INFORMATION SUPPLIED:

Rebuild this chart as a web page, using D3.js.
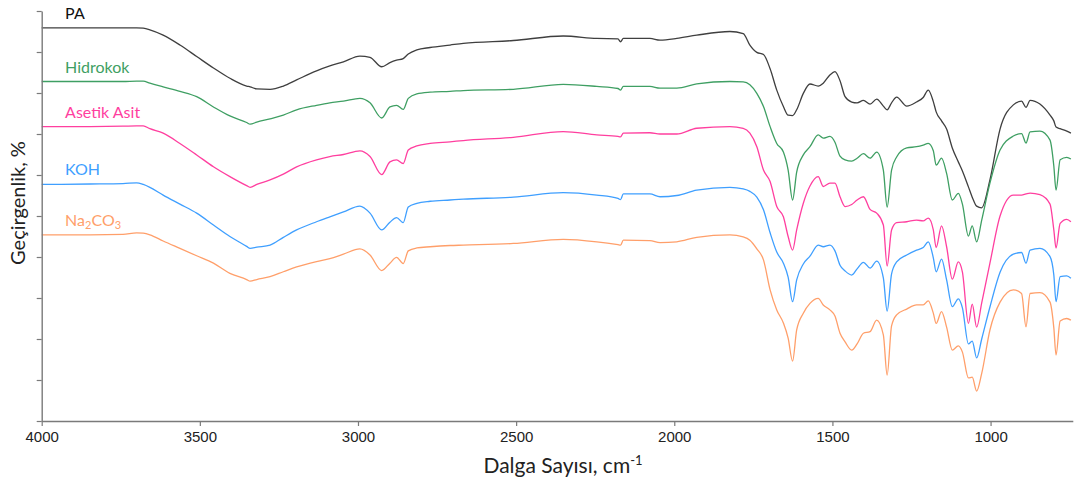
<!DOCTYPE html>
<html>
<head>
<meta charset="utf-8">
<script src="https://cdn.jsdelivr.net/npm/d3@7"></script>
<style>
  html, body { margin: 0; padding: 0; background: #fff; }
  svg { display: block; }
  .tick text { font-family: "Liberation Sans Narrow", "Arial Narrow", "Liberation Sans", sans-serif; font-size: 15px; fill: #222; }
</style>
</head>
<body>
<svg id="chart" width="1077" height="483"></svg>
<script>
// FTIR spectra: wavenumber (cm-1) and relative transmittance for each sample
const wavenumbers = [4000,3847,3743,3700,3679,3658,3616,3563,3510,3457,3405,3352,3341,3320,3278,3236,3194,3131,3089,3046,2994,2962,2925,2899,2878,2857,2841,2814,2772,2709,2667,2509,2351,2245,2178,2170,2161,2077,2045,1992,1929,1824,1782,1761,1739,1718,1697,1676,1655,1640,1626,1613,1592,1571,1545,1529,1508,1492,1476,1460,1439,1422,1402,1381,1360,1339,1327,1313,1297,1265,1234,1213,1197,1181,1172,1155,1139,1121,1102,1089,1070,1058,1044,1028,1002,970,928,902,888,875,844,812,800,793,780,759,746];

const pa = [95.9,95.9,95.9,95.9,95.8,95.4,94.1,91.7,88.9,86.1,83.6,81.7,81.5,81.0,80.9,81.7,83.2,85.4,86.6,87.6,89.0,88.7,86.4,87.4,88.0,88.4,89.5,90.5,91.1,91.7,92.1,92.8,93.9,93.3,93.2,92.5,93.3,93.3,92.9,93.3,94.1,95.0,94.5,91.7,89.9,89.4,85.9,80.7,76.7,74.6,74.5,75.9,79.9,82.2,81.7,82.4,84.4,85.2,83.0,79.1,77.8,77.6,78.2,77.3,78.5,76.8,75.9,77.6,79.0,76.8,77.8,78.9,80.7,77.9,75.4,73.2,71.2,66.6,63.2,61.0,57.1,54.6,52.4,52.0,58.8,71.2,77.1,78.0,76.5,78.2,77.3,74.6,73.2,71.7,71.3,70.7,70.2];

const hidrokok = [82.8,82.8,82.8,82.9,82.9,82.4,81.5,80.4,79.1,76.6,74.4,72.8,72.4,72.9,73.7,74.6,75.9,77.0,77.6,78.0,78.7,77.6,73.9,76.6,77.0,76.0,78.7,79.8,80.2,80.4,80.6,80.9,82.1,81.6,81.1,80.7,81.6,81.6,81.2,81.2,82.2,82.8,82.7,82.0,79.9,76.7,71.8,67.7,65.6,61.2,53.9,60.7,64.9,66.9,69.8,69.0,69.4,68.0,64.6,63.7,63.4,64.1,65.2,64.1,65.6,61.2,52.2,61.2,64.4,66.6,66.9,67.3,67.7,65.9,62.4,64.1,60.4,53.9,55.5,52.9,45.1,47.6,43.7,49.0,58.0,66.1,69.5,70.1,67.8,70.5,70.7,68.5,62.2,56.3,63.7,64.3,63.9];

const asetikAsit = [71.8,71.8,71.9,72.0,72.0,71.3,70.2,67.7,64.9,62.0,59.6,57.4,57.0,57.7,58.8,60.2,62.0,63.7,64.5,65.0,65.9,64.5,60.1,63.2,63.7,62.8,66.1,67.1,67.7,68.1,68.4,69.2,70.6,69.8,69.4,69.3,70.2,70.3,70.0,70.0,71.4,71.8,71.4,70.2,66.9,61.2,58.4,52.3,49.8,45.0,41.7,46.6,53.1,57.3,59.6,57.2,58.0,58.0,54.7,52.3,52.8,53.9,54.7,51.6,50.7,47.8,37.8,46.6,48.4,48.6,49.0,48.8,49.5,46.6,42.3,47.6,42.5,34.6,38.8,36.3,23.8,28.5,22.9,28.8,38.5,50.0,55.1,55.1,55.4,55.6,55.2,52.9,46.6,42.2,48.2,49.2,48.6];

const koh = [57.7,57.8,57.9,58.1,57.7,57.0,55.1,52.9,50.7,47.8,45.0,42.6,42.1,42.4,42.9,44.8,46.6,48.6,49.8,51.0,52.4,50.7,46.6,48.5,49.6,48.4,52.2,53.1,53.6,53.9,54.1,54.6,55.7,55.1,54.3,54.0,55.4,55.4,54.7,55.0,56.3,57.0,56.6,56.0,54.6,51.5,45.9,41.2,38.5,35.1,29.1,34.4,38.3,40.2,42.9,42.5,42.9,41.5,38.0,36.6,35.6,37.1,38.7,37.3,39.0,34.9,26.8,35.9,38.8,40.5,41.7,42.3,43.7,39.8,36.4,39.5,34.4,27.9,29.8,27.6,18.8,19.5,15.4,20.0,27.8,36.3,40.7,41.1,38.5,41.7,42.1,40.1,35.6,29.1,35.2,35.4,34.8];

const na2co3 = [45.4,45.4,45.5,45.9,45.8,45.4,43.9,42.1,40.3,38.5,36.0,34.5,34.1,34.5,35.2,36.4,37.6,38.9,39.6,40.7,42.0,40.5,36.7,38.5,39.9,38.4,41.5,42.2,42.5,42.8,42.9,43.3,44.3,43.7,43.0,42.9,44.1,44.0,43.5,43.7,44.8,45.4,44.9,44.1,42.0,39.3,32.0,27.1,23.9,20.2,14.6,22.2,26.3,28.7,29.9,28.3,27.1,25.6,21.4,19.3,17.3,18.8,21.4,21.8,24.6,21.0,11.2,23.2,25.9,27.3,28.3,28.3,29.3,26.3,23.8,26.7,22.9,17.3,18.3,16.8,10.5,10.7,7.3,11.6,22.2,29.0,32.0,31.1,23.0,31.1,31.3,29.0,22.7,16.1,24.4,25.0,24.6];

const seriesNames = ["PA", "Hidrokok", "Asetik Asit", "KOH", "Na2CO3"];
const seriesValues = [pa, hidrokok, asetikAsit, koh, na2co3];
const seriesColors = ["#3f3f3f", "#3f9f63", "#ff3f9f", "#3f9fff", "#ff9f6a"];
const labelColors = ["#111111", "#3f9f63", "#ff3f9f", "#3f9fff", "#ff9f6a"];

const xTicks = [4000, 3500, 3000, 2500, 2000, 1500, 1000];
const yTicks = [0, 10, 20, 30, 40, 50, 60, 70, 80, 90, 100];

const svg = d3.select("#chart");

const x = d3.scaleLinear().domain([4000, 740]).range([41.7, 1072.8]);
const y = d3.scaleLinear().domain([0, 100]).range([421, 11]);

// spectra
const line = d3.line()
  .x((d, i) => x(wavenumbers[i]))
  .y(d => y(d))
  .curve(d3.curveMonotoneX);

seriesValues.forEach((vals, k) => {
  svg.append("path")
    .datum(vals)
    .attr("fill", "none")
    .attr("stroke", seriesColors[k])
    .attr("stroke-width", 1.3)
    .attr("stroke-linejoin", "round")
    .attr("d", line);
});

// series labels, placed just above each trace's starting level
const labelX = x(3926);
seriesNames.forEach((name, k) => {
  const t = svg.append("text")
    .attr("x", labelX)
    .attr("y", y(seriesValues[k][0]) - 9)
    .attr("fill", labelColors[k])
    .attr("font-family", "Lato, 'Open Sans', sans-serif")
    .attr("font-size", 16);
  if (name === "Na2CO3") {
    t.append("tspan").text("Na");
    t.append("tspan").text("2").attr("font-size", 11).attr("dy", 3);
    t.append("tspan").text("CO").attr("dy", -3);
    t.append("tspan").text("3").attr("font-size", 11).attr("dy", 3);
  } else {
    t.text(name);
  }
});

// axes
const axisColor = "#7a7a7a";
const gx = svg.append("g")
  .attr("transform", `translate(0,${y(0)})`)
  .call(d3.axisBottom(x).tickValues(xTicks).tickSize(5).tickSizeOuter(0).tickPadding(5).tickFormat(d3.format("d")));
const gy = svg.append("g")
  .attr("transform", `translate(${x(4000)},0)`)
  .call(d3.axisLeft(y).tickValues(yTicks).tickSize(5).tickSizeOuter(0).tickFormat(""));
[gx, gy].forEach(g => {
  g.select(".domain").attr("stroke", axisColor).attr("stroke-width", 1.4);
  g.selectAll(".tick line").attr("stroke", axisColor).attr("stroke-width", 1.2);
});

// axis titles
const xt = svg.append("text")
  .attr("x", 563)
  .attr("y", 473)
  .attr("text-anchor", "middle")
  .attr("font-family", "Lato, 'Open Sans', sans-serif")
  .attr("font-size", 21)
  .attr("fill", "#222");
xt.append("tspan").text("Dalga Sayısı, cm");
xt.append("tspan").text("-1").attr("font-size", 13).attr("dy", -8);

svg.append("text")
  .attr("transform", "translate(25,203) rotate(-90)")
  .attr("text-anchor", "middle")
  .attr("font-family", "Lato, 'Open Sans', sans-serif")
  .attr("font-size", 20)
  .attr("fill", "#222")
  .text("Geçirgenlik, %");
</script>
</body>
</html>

SHORT EXERCISE:
Pick out all lines containing the string "chart".

RESULT FOR THIS TASK:
Rebuild this chart as a web page, using D3.js.
<svg id="chart" width="1077" height="483"></svg>
const svg = d3.select("#chart");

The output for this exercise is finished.